Weekly IP Takeaways

In IP Blog

Prepared by Cislo & Thomas LLP Attorney Mark D. Nielsen, Ph.D.

1. In the aftermath of the Supreme Court’s ruling in Fourth Estate Public Benefit v. Wall-Street.com, in which the Court held that copyright litigation lawsuit cannot be filed until the Copyright Office registers the copyright, it appears that some key courts for copyright issues are applying the Supreme Court’s holding retroactively.  In Malibu Media, LLC v. Doe, the Southern District of New York applied Fourth Estate to hold that a copyright infringement lawsuit filed before a registration issued must be dismissed (rather than amended) where the registration issued post-filing.  In the Malibu Media case, the plaintiff amended its complaint after the copyright issued, but the Court said the original complaint was defective and subject to dismissal.  Accordingly, at least in the Southern District of New York (but likely many other districts because of the persuasiveness of SDNY opinions on copyright issues), a copyright infringement claim filed before the registration issued may be subject to dismissal.  One strategy may be to dismiss such cases without prejudice and re-file new cases with the issued registration.

2. A bipartisan proposal by members from both the House and the Senate to amend portions of the Patent Act to address the ongoing concerns and issues with 35 U.S.C. Section 101 and its interpretation by the Supreme Court and lower courts has been released for comment.  The proposal is here.  The proposed language appears promising in terms of making it less restrictive to procure and enforce software and biotech patents, a number of which have struggled under the current version of 101 and its interpretation by the courts.  For example, the analysis under 101 would be to favor eligibility, and would not utilize the current “judicial exceptions” such as “laws of nature,” “natural phenomena,” and “abstract ideas” categories for ineligibility any longer.  Rather, Section 100(k) of the Patent Act would be amended to redefine “useful” as an something having “specific and practical utility.”  This latter portion favors those in the tech industry who are not pro-patent, and would, at least in theory, prevent patent grants, or allow granted patents to be invalidated, if they are not tethered to a practical application of some sort.  Furthermore, Section 112(f) of the Patent Act would be amended to remove the requirement in “means-plus-function claims” for “magic language” such as “means for,” thus bringing functional claim language under its ambit.  This appears to be a promising step in the effort to reach a legislative fix to the issues with Section 101 that have arisen in the past five (5) years or so.

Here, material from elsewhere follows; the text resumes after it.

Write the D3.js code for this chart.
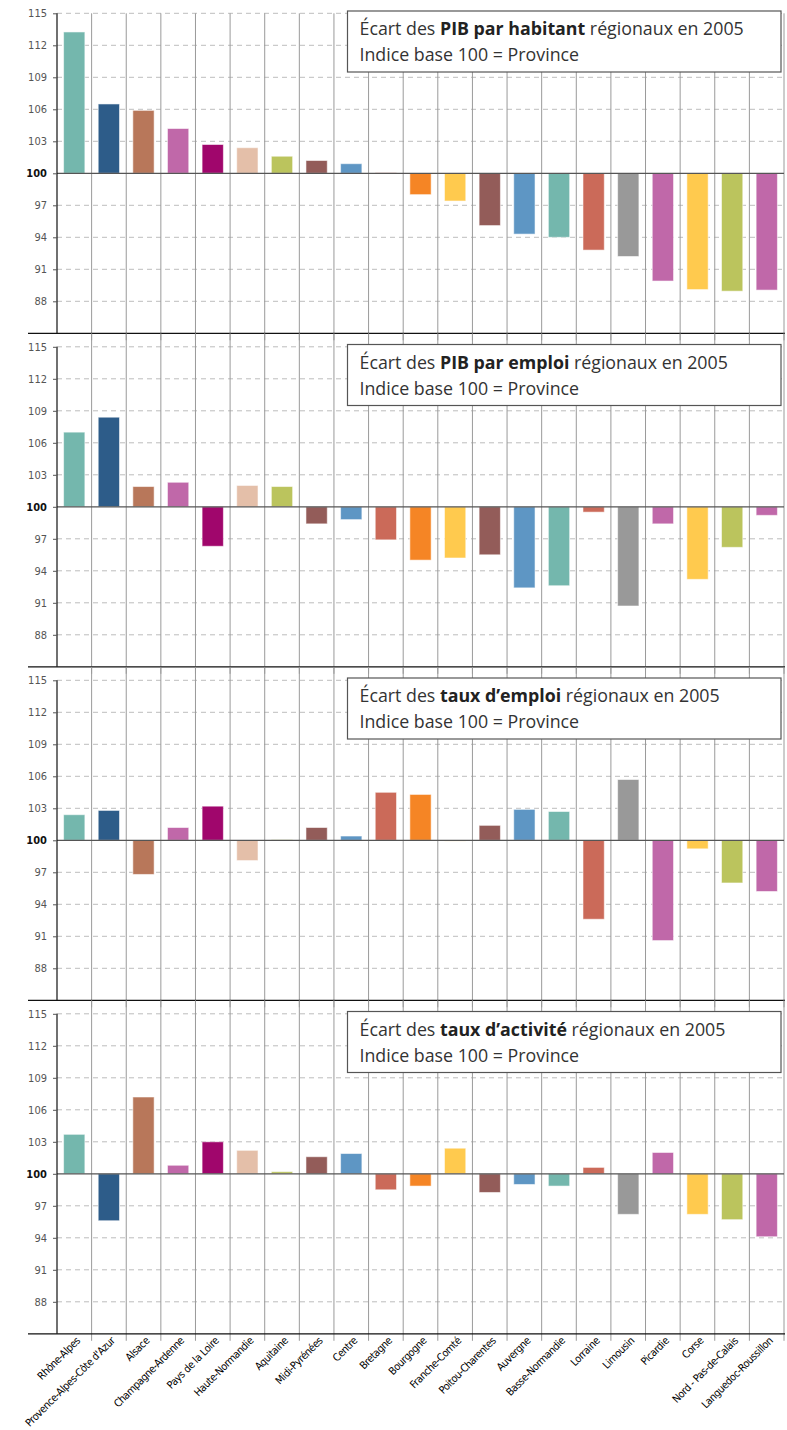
<!DOCTYPE html>
<html>
<head>
<meta charset="utf-8">
<script src="https://cdn.jsdelivr.net/npm/d3@7"></script>
<style>
  body { margin: 0; background: #fff; }
  svg { display: block; }
</style>
</head>
<body>
<script>
// data
var regions = ["Rhône-Alpes", "Provence-Alpes-Côte d'Azur", "Alsace", "Champagne-Ardenne",
  "Pays de la Loire", "Haute-Normandie", "Aquitaine", "Midi-Pyrénées", "Centre", "Bretagne",
  "Bourgogne", "Franche-Comté", "Poitou-Charentes", "Auvergne", "Basse-Normandie", "Lorraine",
  "Limousin", "Picardie", "Corse", "Nord - Pas-de-Calais", "Languedoc-Roussillon"];

var pibHabitant = [113.25, 106.5, 105.9, 104.2, 102.7, 102.4, 101.6, 101.2, 100.9, 100.05,
  98.0, 97.4, 95.1, 94.3, 94.0, 92.8, 92.2, 89.9, 89.1, 88.95, 89.05];
var pibEmploi = [107.0, 108.4, 101.9, 102.3, 96.3, 102.0, 101.9, 98.4, 98.8, 96.9,
  95.0, 95.2, 95.5, 92.4, 92.6, 99.5, 90.7, 98.4, 93.2, 96.2, 99.2];
var tauxEmploi = [102.4, 102.8, 96.8, 101.2, 103.2, 98.1, 100.05, 101.2, 100.4, 104.5,
  104.3, 100.0, 101.4, 102.9, 102.7, 92.6, 105.7, 90.6, 99.2, 96.0, 95.2];
var tauxActivite = [103.7, 95.6, 107.2, 100.8, 103.0, 102.2, 100.2, 101.6, 101.9, 98.5,
  98.85, 102.4, 98.25, 99.0, 98.85, 100.6, 96.2, 102.0, 96.2, 95.7, 94.1];

var titlesBold = ["PIB par habitant", "PIB par emploi", "taux d’emploi", "taux d’activité"];
var yTicks = [88, 91, 94, 97, 100, 103, 106, 109, 112, 115];

var regionColors = ["#74b7ad", "#2d5c89", "#b8775a", "#c068a9", "#a0066c", "#e4bfa9",
  "#bbc45d", "#935c59", "#5e96c4", "#cb6a59", "#f58525", "#ffca4e", "#935c59", "#5e96c4",
  "#74b7ad", "#cb6a59", "#999999", "#c068a9", "#ffca4e", "#bbc45d", "#c068a9"];

var series = [pibHabitant, pibEmploi, tauxEmploi, tauxActivite];

// layout
var svgWidth = 787, svgHeight = 1430;
var left = 57, right = 784;
var panelTop = 13.3, panelStep = 333.5, panelHeight = 320;

var svg = d3.select("body").append("svg")
  .attr("width", svgWidth)
  .attr("height", svgHeight);

var x = d3.scaleBand()
  .domain(regions)
  .range([left, right])
  .paddingInner(0.385)
  .paddingOuter(0.19);

var step = (right - left) / regions.length;
var condensed = "'DejaVu Sans Condensed', 'Liberation Sans Narrow', sans-serif";

series.forEach(function(values, i) {
  var top = panelTop + i * panelStep;
  var bottom = top + panelHeight;
  var y = d3.scaleLinear().domain([85, 115]).range([bottom, top]);
  var g = svg.append("g");

  // dashed grid
  g.selectAll(".grid").data(yTicks.filter(d => d !== 100)).enter()
    .append("line")
    .attr("x1", left).attr("x2", right)
    .attr("y1", d => y(d)).attr("y2", d => y(d))
    .attr("stroke", "#bdbdbd")
    .attr("stroke-dasharray", "5,4")
    .attr("stroke-width", 1);

  // column separators
  g.selectAll(".sep").data(d3.range(1, regions.length + 1)).enter()
    .append("line")
    .attr("x1", d => left + d * step).attr("x2", d => left + d * step)
    .attr("y1", i === 0 ? top : top - 13.5)
    .attr("y2", bottom + 7)
    .attr("stroke", "#9a9a9a")
    .attr("stroke-width", 1);

  // bars
  g.selectAll(".bar").data(values).enter()
    .append("rect")
    .attr("x", (d, j) => x(regions[j]))
    .attr("width", x.bandwidth())
    .attr("y", d => y(Math.max(d, 100)))
    .attr("height", d => Math.max(0.8, Math.abs(y(d) - y(100))))
    .attr("fill", (d, j) => regionColors[j])
    .attr("stroke", "#fff")
    .attr("stroke-opacity", 0.55)
    .attr("stroke-width", 1);

  // base 100 line
  g.append("line")
    .attr("x1", left).attr("x2", right)
    .attr("y1", y(100)).attr("y2", y(100))
    .attr("stroke", "#555")
    .attr("stroke-width", 1.2);

  // bottom line
  g.append("line")
    .attr("x1", 28).attr("x2", right + 1)
    .attr("y1", bottom).attr("y2", bottom)
    .attr("stroke", "#111")
    .attr("stroke-width", 1.3);

  // y axis
  var yAxis = g.append("g")
    .attr("transform", "translate(" + left + ",0)")
    .call(d3.axisLeft(y).tickValues(yTicks).tickSize(4).tickPadding(6).tickSizeOuter(0));
  yAxis.select(".domain").attr("d", "M0," + top + "V" + bottom).attr("stroke", "#111").attr("stroke-width", 1.2);
  yAxis.selectAll(".tick line").attr("stroke", "#555");
  yAxis.selectAll("text")
    .attr("font-family", condensed)
    .attr("font-size", 11)
    .attr("fill", d => d === 100 ? "#111" : "#555")
    .attr("font-weight", d => d === 100 ? "bold" : "normal");

  // title box
  var box = g.append("g").attr("transform", "translate(347.5," + (top - 2.3) + ")");
  box.append("rect")
    .attr("width", 433.5).attr("height", 61)
    .attr("fill", "#fff")
    .attr("stroke", "#555")
    .attr("stroke-width", 1.2);
  var t1 = box.append("text")
    .attr("x", 12).attr("y", 24)
    .attr("font-family", "'Open Sans', sans-serif")
    .attr("font-size", 17.8)
    .attr("fill", "#333");
  t1.append("tspan").text("Écart des ");
  t1.append("tspan").attr("font-weight", "bold").attr("fill", "#222").text(titlesBold[i]);
  t1.append("tspan").text(" régionaux en 2005");
  box.append("text")
    .attr("x", 12).attr("y", 50)
    .attr("font-family", "'Open Sans', sans-serif")
    .attr("font-size", 17.8)
    .attr("fill", "#333")
    .text("Indice base 100 = Province");

  // region labels under last panel
  if (i === series.length - 1) {
    var xAxis = g.append("g")
      .attr("transform", "translate(0," + bottom + ")")
      .call(d3.axisBottom(x).tickSize(0).tickPadding(0));
    xAxis.select(".domain").remove();
    xAxis.selectAll("text")
      .attr("font-family", condensed)
      .attr("font-size", 10.6)
      .attr("letter-spacing", -0.4)
      .attr("fill", "#000")
      .attr("text-anchor", "end")
      .attr("transform", "translate(4,5) rotate(-45)")
      .attr("dy", "0.35em");
  }
});
</script>
</body>
</html>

3. In a recent trade secret misappropriation case out of the District of Arizona in which the claims were brought under both the Defend Trade Secrets and an Arizona trade secret statute, the Court dismissed the trade secret misappropriation claims (the sole focus here) in the first amended complaint with leave to amend.  The opinion is here.  The Court dismissed the trade secret misappropriation claims because the trade secret(s) themselves were not identified with sufficient specificity, their independent economic value from not being generally known was also not pled with sufficient detail, and there was no indication that the plaintiff has taken reasonable measures to protect the alleged trade secret information.  It appears that the plaintiff failed in properly pleading each of the hornbook law elements for a trade secret claim, and the result was good one for my friends at Haynes & Boone.